The Writer’s Journey: Intro
Allow me to introduce to you a serial I’m about to start here on my blog. I’ve been edging my through The Writer’s Journey (Mythical Structure for Writers) by Christopher Vogler, taking it down section by section. Instead of an every-other-week book review I’m going to progressively work my way through reviewing Vogler’s book!
Before I get into all that other review stuff, let me say this simple review: GET THIS BOOK! (I wrote that in all-caps which means it’s important, right?). But in truth, if you’re a writer, you really should get this book. Seriously. Hopefully my drawn out review will help make that clearer.
The thing is, I’m not really going to be tackling this from a reviewing sense. I’ll be approaching it in more of a; here are somethings Vogler mentions, here are some things I’ve learned because of that, and here are some of my ideas. I’ll start things off with character archetypes and those should get us through the end of the year and a little bit beyond that.
Vogler lists eight different common and useful archetypes: Hero, Mentor, Ally, Herald, Shadow, Trickster, Threshold Guardian, and Shapeshifter. I’ll be working my way down this list so Hero is up first. But I’m not starting quite yet. First, I’d like to offer some explanation over archetypes.
Archetypes
Def: An archetype is an original model of a person, ideal example, or a prototype upon which others are copied, patterned, or emulated; a symbol universally recognized by all. In psychology, an archetype is a model of a person, personality, or behavior.
Archetypes are the people within your story. Whether you know it or not, every one of your characters are based on one or more archetypes. One or more? Yes, one or more and in best cases: more. Vogler uses the idea of masks to explain archetypes. They “are worn by the characters temporarily as they are needed to advance the story.”
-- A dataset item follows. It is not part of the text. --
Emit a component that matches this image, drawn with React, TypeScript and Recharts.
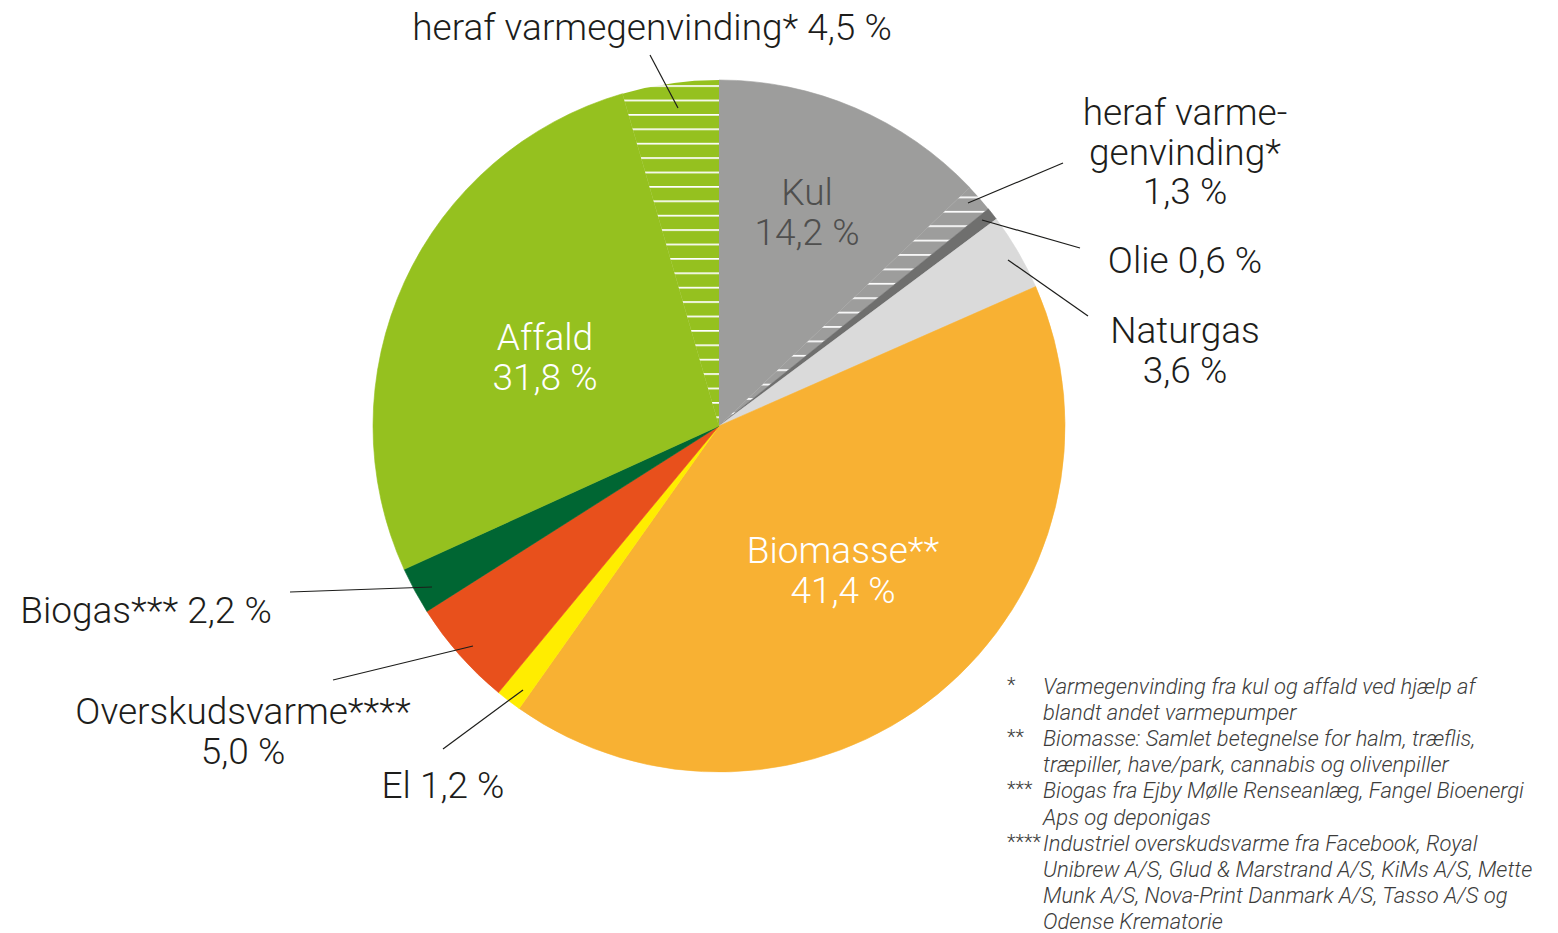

This is something important to understand. Your hero doesn’t always have to play the role of the hero. He can play the role of a mentor, a herald or even a trickster while still being the story’s hero. Allowing yourself to vary a character’s role also allows you to make them less stiff.
Keep this in mind when reading through my “reviews” on archetypes over the next few weeks. A varied character is much more interesting than one that sticks to a single archetype.